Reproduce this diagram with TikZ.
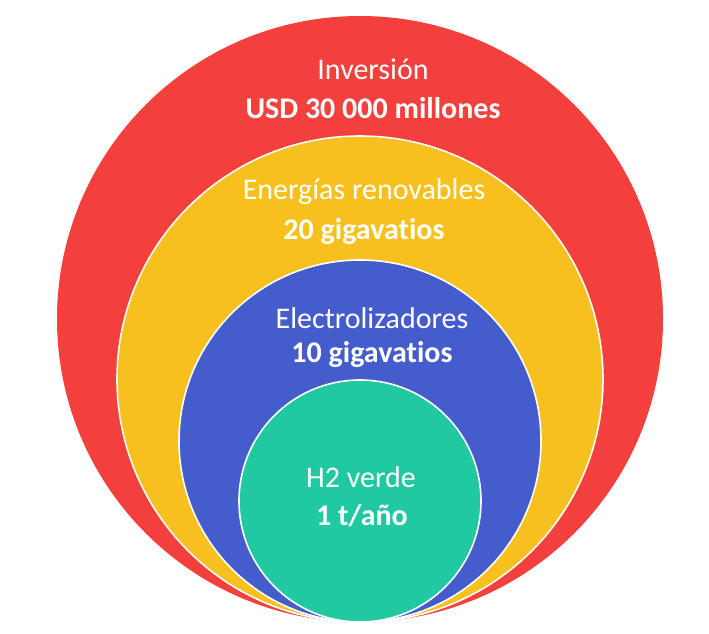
\documentclass[tikz,border=0pt]{standalone}
\usepackage{fontspec}
\setmainfont{Carlito}[Ligatures={NoCommon}]
\definecolor{cred}{RGB}{243,64,61}
\definecolor{cyellow}{RGB}{246,193,31}
\definecolor{cblue}{RGB}{69,93,204}
\definecolor{cgreen}{RGB}{32,201,162}
\begin{document}
\begin{tikzpicture}[x=1pt,y=-1pt,
  ring/.style={circle,inner sep=0pt,outer sep=0pt,draw=white,line width=1.6pt},
  lbl/.style={text=white,font=\fontsize{30}{34}\selectfont,inner sep=0pt,anchor=base},
  lblb/.style={lbl,font=\fontsize{30}{34}\selectfont\bfseries}]
\useasboundingbox (0,0) rectangle (709,634);
\node[ring,fill=cred,draw=none,minimum size=606pt] (red) at (360,319) {};
\node[ring,fill=cyellow,minimum size=486pt] (yellow) at (360,379) {};
\node[ring,fill=cblue,minimum size=362pt] (blue) at (360,441) {};
\node[ring,fill=cgreen,minimum size=242pt] (green) at (360,501) {};
\node[lbl] (t1) at (373,79) {Inversión};
\node[lblb] (t2) at (373,118) {USD 30 000 millones};
\node[lbl] (t3) at (364,199) {Energías renovables};
\node[lblb] (t4) at (364,239) {20 gigavatios};
\node[lbl] (t5) at (372,328) {Electrolizadores};
\node[lblb] (t6) at (372,362) {10 gigavatios};
\node[lbl] (t7) at (361,487) {H2 verde};
\node[lblb] (t8) at (362,525) {1 t/año};
\end{tikzpicture}
\end{document}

▸ **Written problem**
Repeat the material above verbatim. Leave the pictures behind.

▸ **Result for this task**
Reproduce this diagram with TikZ.
\documentclass[tikz,border=0pt]{standalone}
\usepackage{fontspec}
\setmainfont{Carlito}[Ligatures={NoCommon}]
\definecolor{cred}{RGB}{243,64,61}
\definecolor{cyellow}{RGB}{246,193,31}
\definecolor{cblue}{RGB}{69,93,204}
\definecolor{cgreen}{RGB}{32,201,162}
\begin{document}
\begin{tikzpicture}[x=1pt,y=-1pt,
  ring/.style={circle,inner sep=0pt,outer sep=0pt,draw=white,line width=1.6pt},
  lbl/.style={text=white,font=\fontsize{30}{34}\selectfont,inner sep=0pt,anchor=base},
  lblb/.style={lbl,font=\fontsize{30}{34}\selectfont\bfseries}]
\useasboundingbox (0,0) rectangle (709,634);
\node[ring,fill=cred,draw=none,minimum size=606pt] (red) at (360,319) {};
\node[ring,fill=cyellow,minimum size=486pt] (yellow) at (360,379) {};
\node[ring,fill=cblue,minimum size=362pt] (blue) at (360,441) {};
\node[ring,fill=cgreen,minimum size=242pt] (green) at (360,501) {};
\node[lbl] (t1) at (373,79) {Inversión};
\node[lblb] (t2) at (373,118) {USD 30 000 millones};
\node[lbl] (t3) at (364,199) {Energías renovables};
\node[lblb] (t4) at (364,239) {20 gigavatios};
\node[lbl] (t5) at (372,328) {Electrolizadores};
\node[lblb] (t6) at (372,362) {10 gigavatios};
\node[lbl] (t7) at (361,487) {H2 verde};
\node[lblb] (t8) at (362,525) {1 t/año};
\end{tikzpicture}
\end{document}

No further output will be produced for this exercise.